__DATA EXTRACT__:

╭──

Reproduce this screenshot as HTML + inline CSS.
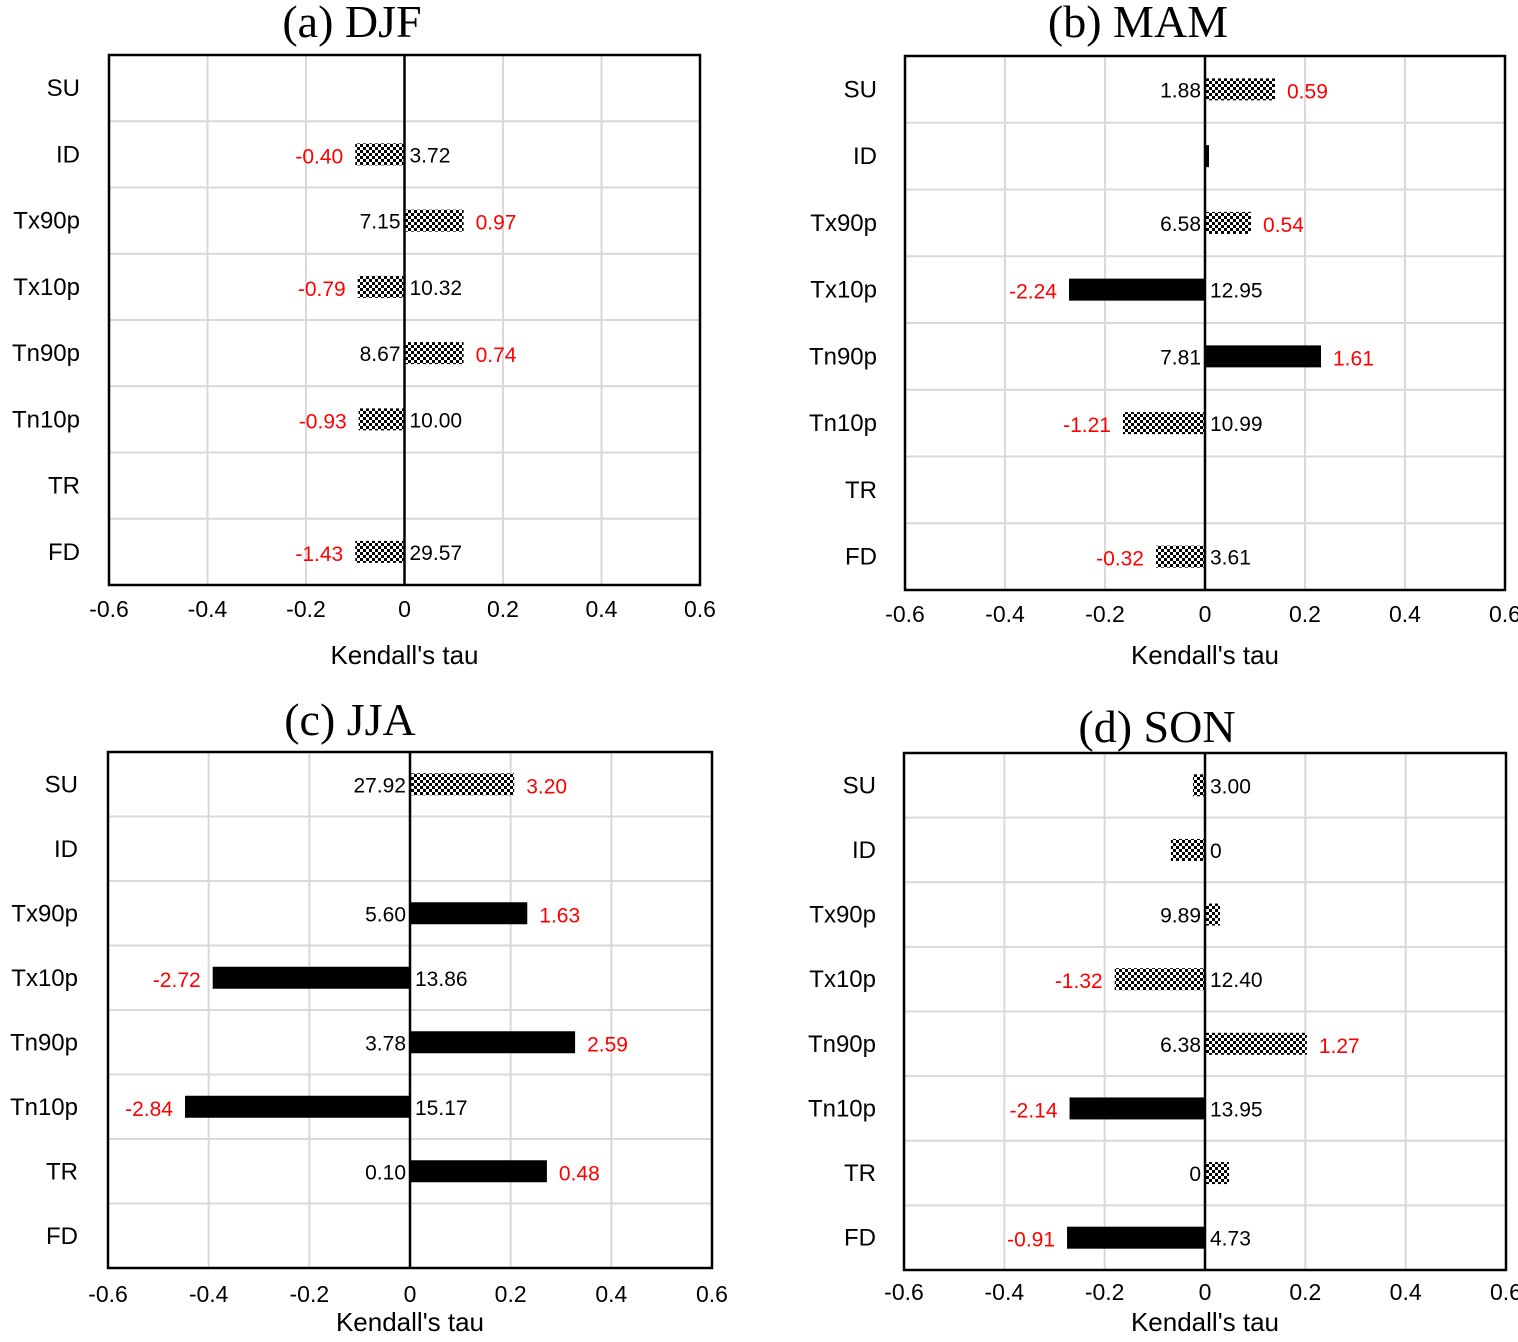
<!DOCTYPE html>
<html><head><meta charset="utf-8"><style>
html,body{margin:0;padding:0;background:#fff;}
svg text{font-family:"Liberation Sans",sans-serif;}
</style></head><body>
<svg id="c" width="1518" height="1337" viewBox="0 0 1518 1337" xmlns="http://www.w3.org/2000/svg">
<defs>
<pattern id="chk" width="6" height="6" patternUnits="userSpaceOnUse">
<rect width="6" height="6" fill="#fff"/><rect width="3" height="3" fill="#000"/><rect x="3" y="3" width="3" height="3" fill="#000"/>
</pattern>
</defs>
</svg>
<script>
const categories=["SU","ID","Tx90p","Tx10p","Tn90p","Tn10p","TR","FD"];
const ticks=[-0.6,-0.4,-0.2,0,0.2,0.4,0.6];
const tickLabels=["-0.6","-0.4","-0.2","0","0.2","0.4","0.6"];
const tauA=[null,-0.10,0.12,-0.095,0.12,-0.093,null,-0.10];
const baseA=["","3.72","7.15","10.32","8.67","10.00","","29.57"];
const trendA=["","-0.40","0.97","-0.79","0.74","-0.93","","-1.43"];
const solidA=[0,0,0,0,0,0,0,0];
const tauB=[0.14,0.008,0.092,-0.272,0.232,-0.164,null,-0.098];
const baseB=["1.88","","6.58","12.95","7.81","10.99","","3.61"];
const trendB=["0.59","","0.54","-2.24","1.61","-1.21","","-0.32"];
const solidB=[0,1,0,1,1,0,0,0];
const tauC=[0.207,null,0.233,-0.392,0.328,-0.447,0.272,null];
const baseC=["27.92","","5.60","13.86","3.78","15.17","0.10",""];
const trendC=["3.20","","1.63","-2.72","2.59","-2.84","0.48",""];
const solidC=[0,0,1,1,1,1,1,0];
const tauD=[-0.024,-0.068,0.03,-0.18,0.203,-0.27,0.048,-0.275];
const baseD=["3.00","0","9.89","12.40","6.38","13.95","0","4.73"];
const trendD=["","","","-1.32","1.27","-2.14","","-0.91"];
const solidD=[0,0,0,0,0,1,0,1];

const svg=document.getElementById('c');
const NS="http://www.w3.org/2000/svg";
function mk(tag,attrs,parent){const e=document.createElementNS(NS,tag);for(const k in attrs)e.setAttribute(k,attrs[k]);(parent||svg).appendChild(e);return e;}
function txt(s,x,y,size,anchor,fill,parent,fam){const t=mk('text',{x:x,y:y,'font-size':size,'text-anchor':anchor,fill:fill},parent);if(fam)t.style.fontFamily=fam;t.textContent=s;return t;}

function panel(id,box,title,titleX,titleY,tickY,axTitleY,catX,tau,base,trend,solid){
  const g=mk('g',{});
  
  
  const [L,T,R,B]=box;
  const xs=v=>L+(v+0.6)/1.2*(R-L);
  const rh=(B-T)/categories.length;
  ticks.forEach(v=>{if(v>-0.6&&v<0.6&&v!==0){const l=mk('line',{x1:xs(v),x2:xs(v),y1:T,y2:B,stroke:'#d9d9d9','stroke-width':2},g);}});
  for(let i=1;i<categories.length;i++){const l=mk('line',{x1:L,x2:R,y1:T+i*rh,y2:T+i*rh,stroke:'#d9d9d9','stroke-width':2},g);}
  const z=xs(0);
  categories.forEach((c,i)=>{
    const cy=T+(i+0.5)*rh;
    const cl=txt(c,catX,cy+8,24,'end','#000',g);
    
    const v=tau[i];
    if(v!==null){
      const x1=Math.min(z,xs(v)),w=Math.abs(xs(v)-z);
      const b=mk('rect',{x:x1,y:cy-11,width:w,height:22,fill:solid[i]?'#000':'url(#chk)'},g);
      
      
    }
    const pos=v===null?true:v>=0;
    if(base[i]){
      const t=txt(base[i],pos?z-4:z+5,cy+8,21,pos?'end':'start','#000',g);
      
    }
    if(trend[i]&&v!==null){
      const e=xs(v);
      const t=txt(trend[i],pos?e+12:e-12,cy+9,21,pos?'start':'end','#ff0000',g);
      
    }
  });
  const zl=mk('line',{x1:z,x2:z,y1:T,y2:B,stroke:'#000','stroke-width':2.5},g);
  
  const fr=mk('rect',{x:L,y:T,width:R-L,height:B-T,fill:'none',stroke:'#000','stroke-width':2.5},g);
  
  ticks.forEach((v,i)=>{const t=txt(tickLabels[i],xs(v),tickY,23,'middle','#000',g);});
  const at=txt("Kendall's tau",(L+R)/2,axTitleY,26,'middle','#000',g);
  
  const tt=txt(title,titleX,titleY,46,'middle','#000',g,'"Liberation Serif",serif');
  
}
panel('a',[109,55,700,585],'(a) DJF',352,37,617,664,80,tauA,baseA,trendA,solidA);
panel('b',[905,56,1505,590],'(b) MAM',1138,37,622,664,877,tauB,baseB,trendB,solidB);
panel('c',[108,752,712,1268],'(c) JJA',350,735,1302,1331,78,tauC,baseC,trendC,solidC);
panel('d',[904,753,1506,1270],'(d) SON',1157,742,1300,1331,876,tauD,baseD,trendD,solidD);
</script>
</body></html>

╰──

__WRITTEN INSTRUCTION__:
Your task is an exact transcription of all the data, minus the pictures.

__REPLY TO THE TASK__:
Reproduce this screenshot as HTML + inline CSS.
<!DOCTYPE html>
<html><head><meta charset="utf-8"><style>
html,body{margin:0;padding:0;background:#fff;}
svg text{font-family:"Liberation Sans",sans-serif;}
</style></head><body>
<svg id="c" width="1518" height="1337" viewBox="0 0 1518 1337" xmlns="http://www.w3.org/2000/svg">
<defs>
<pattern id="chk" width="6" height="6" patternUnits="userSpaceOnUse">
<rect width="6" height="6" fill="#fff"/><rect width="3" height="3" fill="#000"/><rect x="3" y="3" width="3" height="3" fill="#000"/>
</pattern>
</defs>
</svg>
<script>
const categories=["SU","ID","Tx90p","Tx10p","Tn90p","Tn10p","TR","FD"];
const ticks=[-0.6,-0.4,-0.2,0,0.2,0.4,0.6];
const tickLabels=["-0.6","-0.4","-0.2","0","0.2","0.4","0.6"];
const tauA=[null,-0.10,0.12,-0.095,0.12,-0.093,null,-0.10];
const baseA=["","3.72","7.15","10.32","8.67","10.00","","29.57"];
const trendA=["","-0.40","0.97","-0.79","0.74","-0.93","","-1.43"];
const solidA=[0,0,0,0,0,0,0,0];
const tauB=[0.14,0.008,0.092,-0.272,0.232,-0.164,null,-0.098];
const baseB=["1.88","","6.58","12.95","7.81","10.99","","3.61"];
const trendB=["0.59","","0.54","-2.24","1.61","-1.21","","-0.32"];
const solidB=[0,1,0,1,1,0,0,0];
const tauC=[0.207,null,0.233,-0.392,0.328,-0.447,0.272,null];
const baseC=["27.92","","5.60","13.86","3.78","15.17","0.10",""];
const trendC=["3.20","","1.63","-2.72","2.59","-2.84","0.48",""];
const solidC=[0,0,1,1,1,1,1,0];
const tauD=[-0.024,-0.068,0.03,-0.18,0.203,-0.27,0.048,-0.275];
const baseD=["3.00","0","9.89","12.40","6.38","13.95","0","4.73"];
const trendD=["","","","-1.32","1.27","-2.14","","-0.91"];
const solidD=[0,0,0,0,0,1,0,1];

const svg=document.getElementById('c');
const NS="http://www.w3.org/2000/svg";
function mk(tag,attrs,parent){const e=document.createElementNS(NS,tag);for(const k in attrs)e.setAttribute(k,attrs[k]);(parent||svg).appendChild(e);return e;}
function txt(s,x,y,size,anchor,fill,parent,fam){const t=mk('text',{x:x,y:y,'font-size':size,'text-anchor':anchor,fill:fill},parent);if(fam)t.style.fontFamily=fam;t.textContent=s;return t;}

function panel(id,box,title,titleX,titleY,tickY,axTitleY,catX,tau,base,trend,solid){
  const g=mk('g',{});
  
  
  const [L,T,R,B]=box;
  const xs=v=>L+(v+0.6)/1.2*(R-L);
  const rh=(B-T)/categories.length;
  ticks.forEach(v=>{if(v>-0.6&&v<0.6&&v!==0){const l=mk('line',{x1:xs(v),x2:xs(v),y1:T,y2:B,stroke:'#d9d9d9','stroke-width':2},g);}});
  for(let i=1;i<categories.length;i++){const l=mk('line',{x1:L,x2:R,y1:T+i*rh,y2:T+i*rh,stroke:'#d9d9d9','stroke-width':2},g);}
  const z=xs(0);
  categories.forEach((c,i)=>{
    const cy=T+(i+0.5)*rh;
    const cl=txt(c,catX,cy+8,24,'end','#000',g);
    
    const v=tau[i];
    if(v!==null){
      const x1=Math.min(z,xs(v)),w=Math.abs(xs(v)-z);
      const b=mk('rect',{x:x1,y:cy-11,width:w,height:22,fill:solid[i]?'#000':'url(#chk)'},g);
      
      
    }
    const pos=v===null?true:v>=0;
    if(base[i]){
      const t=txt(base[i],pos?z-4:z+5,cy+8,21,pos?'end':'start','#000',g);
      
    }
    if(trend[i]&&v!==null){
      const e=xs(v);
      const t=txt(trend[i],pos?e+12:e-12,cy+9,21,pos?'start':'end','#ff0000',g);
      
    }
  });
  const zl=mk('line',{x1:z,x2:z,y1:T,y2:B,stroke:'#000','stroke-width':2.5},g);
  
  const fr=mk('rect',{x:L,y:T,width:R-L,height:B-T,fill:'none',stroke:'#000','stroke-width':2.5},g);
  
  ticks.forEach((v,i)=>{const t=txt(tickLabels[i],xs(v),tickY,23,'middle','#000',g);});
  const at=txt("Kendall's tau",(L+R)/2,axTitleY,26,'middle','#000',g);
  
  const tt=txt(title,titleX,titleY,46,'middle','#000',g,'"Liberation Serif",serif');
  
}
panel('a',[109,55,700,585],'(a) DJF',352,37,617,664,80,tauA,baseA,trendA,solidA);
panel('b',[905,56,1505,590],'(b) MAM',1138,37,622,664,877,tauB,baseB,trendB,solidB);
panel('c',[108,752,712,1268],'(c) JJA',350,735,1302,1331,78,tauC,baseC,trendC,solidC);
panel('d',[904,753,1506,1270],'(d) SON',1157,742,1300,1331,876,tauD,baseD,trendD,solidD);
</script>
</body></html>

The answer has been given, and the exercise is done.